2. Privacy vs. Feature Richness

Users demand powerful features (like automatic organization), but they also demand privacy. If Google Photos only processed images on-device, its feature set would be significantly reduced. But running models in the cloud means analyzing private photos. Managing user trust while maximizing utility is an essential trade-off.

3. Processing Cost per Photo vs. Catalog Completeness

Running a CNN on every uploaded photo requires significant compute time (and energy cost) on Google’s servers. The cost scales linearly with the number of photos. Engineers must optimize the inference time of the models. They need a system that is accurate enough to classify images correctly, but fast and cheap enough to run on trillions of images without being cost-prohibitive.

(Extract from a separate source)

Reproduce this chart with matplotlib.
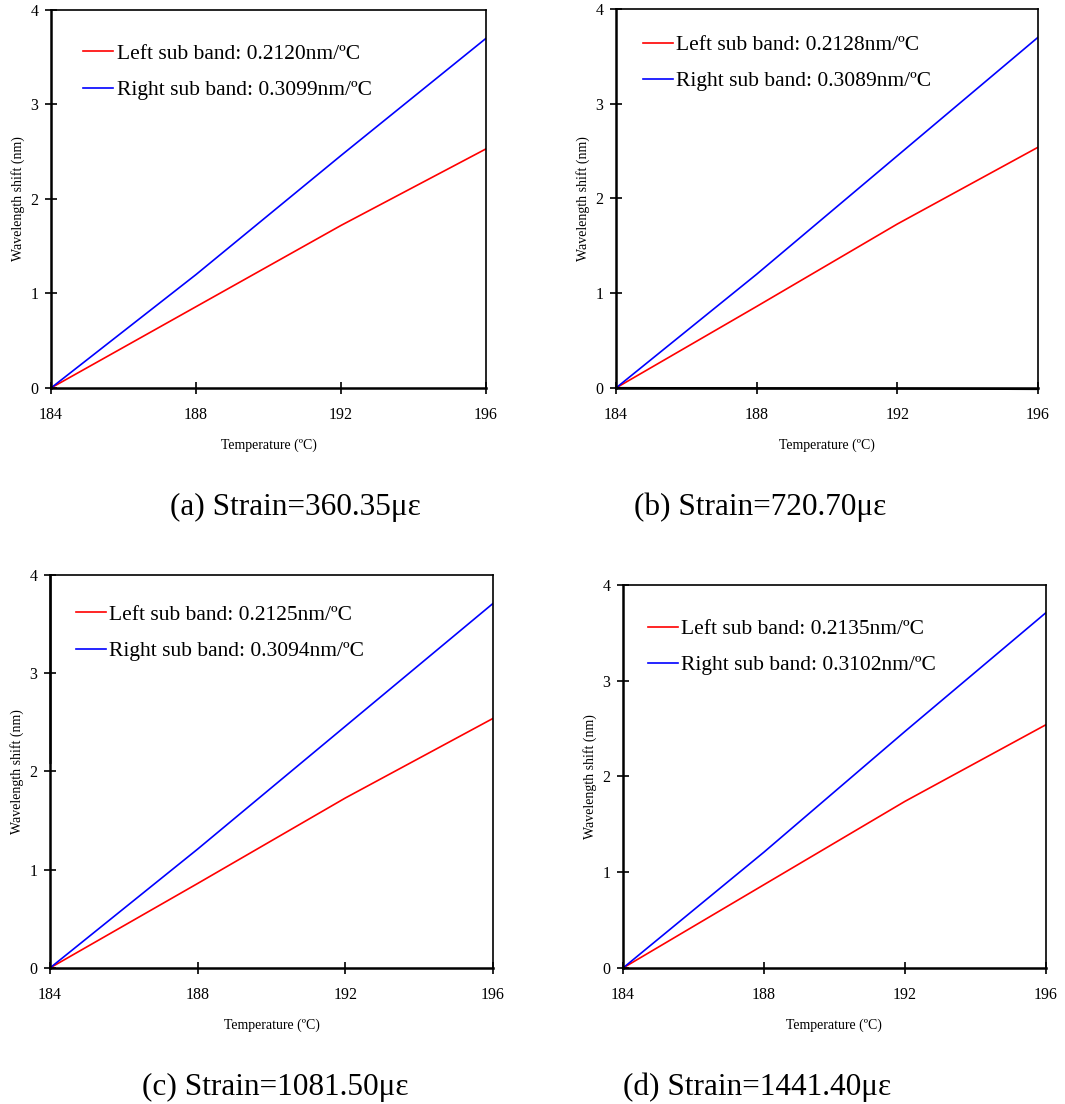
import numpy as np
import matplotlib.pyplot as plt

plt.rcParams['font.family'] = ['Liberation Serif', 'DejaVu Serif']

# ─── DATA ─────────────────────────────────────────────────────────────────
temps = [184, 188, 192, 196]

left_a  = [0, 0.86, 1.72, 2.53]
right_a = [0, 1.20, 2.46, 3.70]
left_b  = [0, 0.86, 1.73, 2.54]
right_b = [0, 1.20, 2.45, 3.70]
left_c  = [0, 0.86, 1.73, 2.54]
right_c = [0, 1.21, 2.46, 3.71]
left_d  = [0, 0.87, 1.74, 2.54]
right_d = [0, 1.21, 2.47, 3.71]

# stray traces in panels (b) and (c)
base_b = [0, -0.003, -0.006, -0.012]
edge_c_x = [184, 184]
edge_c_y = [2.1, 4.0]

left_rates  = ['0.2120', '0.2128', '0.2125', '0.2135']
right_rates = ['0.3099', '0.3089', '0.3094', '0.3102']
strains = ['360.35', '720.70', '1081.50', '1441.40']
letters = ['a', 'b', 'c', 'd']

xticks = [184, 188, 192, 196]
yticks = [0, 1, 2, 3, 4]

# ─── LAYOUT ───────────────────────────────────────────────────────────────
fig = plt.figure(figsize=(10.65, 11.04), dpi=100)

# [left, bottom, width, height] in figure fraction
boxes = [
    [0.0479, 0.6486, 0.4085, 0.3424],
    [0.5784, 0.6486, 0.3962, 0.3433],
    [0.0469, 0.1232, 0.4160, 0.3560],
    [0.5850, 0.1232, 0.3970, 0.3469],
]
legend_pos = [(0.074, 0.91), (0.064, 0.931), (0.059, 0.924), (0.059, 0.911)]
caption_xy = [(295, 507), (760, 507), (275, 1087), (757, 1087)]

lefts = [left_a, left_b, left_c, left_d]
rights = [right_a, right_b, right_c, right_d]

for i in range(4):
    ax = fig.add_axes(boxes[i])
    ax.plot(temps, lefts[i], color='red', lw=1.2,
            label='Left sub band: %snm/ºC' % left_rates[i])
    ax.plot(temps, rights[i], color='blue', lw=1.2,
            label='Right sub band: %snm/ºC' % right_rates[i])
    if i == 1:
        ax.plot(temps, base_b, color='black', lw=1.5, clip_on=False)
    if i == 2:
        ax.plot(edge_c_x, edge_c_y, color='0.45', lw=2.0, clip_on=False, zorder=1)

    ax.set_xlim(184, 196)
    ax.set_ylim(0, 4)
    ax.set_xticks(xticks)
    ax.set_yticks(yticks)
    ax.tick_params(axis='both', direction='inout', length=8, width=1.2,
                   labelsize=11.5, color='black')
    ax.tick_params(axis='x', pad=10)
    ax.tick_params(axis='y', pad=5)
    for side in ['left', 'bottom']:
        ax.spines[side].set_linewidth(1.8)
    for side in ['top', 'right']:
        ax.spines[side].set_linewidth(1.2)

    ax.set_xlabel('Temperature (ºC)', fontsize=10, labelpad=11)
    ax.set_ylabel('Wavelength shift (nm)', fontsize=10, labelpad=4)

    ax.legend(loc='upper left', bbox_to_anchor=legend_pos[i], frameon=False,
              fontsize=15.5, handlelength=1.4, handletextpad=0.15,
              labelspacing=0.75, borderaxespad=0, borderpad=0)

    cx, cy = caption_xy[i]
    fig.text(cx / 1065, 1 - cy / 1104,
             '(%s) Strain=%sμε' % (letters[i], strains[i]),
             fontsize=22.5, ha='center', va='center')

plt.savefig('out.png', dpi=100)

4. Model Updates vs. Label Consistency

New models come out constantly. When Google updates the CNN to be more accurate, do they re-process every photo ever uploaded? If they do, the cost is staggering. If they don’t, your new photos will be labeled using different standards than your old ones, leading to potential inconsistency in search results.

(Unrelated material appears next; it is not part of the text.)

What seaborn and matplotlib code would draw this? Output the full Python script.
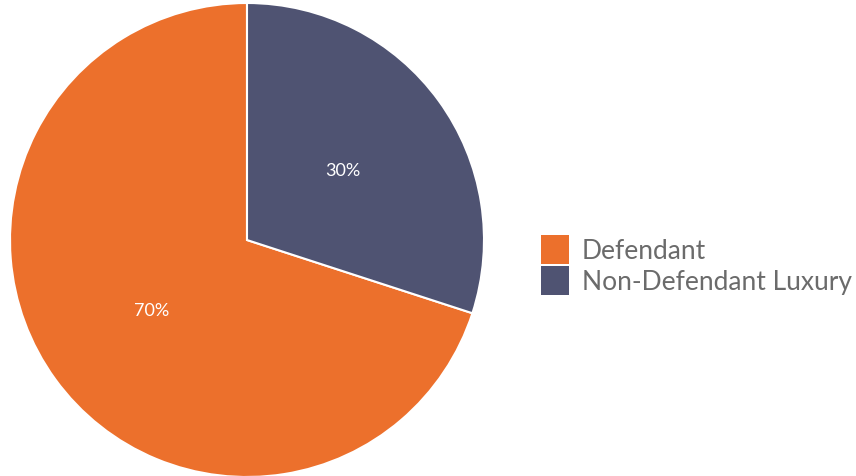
import matplotlib.pyplot as plt
import matplotlib.patches as mpatches
import seaborn as sns

# Data
categories = ['Defendant', 'Non-Defendant Luxury']
shares = [70, 30]
colors = ['#EC702C', '#4F5372']

sns.set_theme(style='white')
plt.rcParams['font.family'] = ['Lato', 'DejaVu Sans']

fig = plt.figure(figsize=(8.56, 4.77), dpi=100)
W, H = 856, 477
cx, cy, r = 247, 241, 237
ax = fig.add_axes([(cx - r) / W, (H - cy - r) / H, 2 * r / W, 2 * r / H])

wedges, texts, autotexts = ax.pie(
    shares, colors=colors, startangle=90, counterclock=True,
    autopct='%d%%', pctdistance=0.5,
    wedgeprops=dict(edgecolor='white', linewidth=1.5),
    textprops=dict(color='white', fontsize=13))
ax.set_xlim(-1, 1)
ax.set_ylim(-1, 1)
ax.set_aspect('equal')

handles = [mpatches.Patch(facecolor=c, edgecolor='none') for c in colors]
fig.legend(handles, categories, loc='center left', bbox_to_anchor=(528 / W, 1 - 266 / H),
           frameon=False, prop=dict(size=19), handlelength=1.05,
           handleheight=1.3, handletextpad=0.5, labelspacing=0.08, borderpad=0,
           labelcolor='#6b6b6b')

fig.savefig('out.png', dpi=100)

Why Automatic Image Labeling and Search Matters

The ability of Google Photos to automatically “know” your content is more than just a clever search function. It changes how we interact with our digital history.

  • Effortless Organization: It removes the cognitive load and friction required to organize memories. We no longer have to build folders like ‘Beach 2018.’
  • Dynamic Memories: It powers features like the “Rediscover this Day” notifications and the ability to find photos of specific people as they age.
  • The Foundation for Future AI: The labeled image data provides the foundational visual catalog required for complex generative AI tasks and personalized memory creation, which we are seeing develop now.

The “beach” search results might look like magic, but they are a daily demonstration of how massive-scale machine learning is fundamentally redefining the way we capture and retrieve our lives.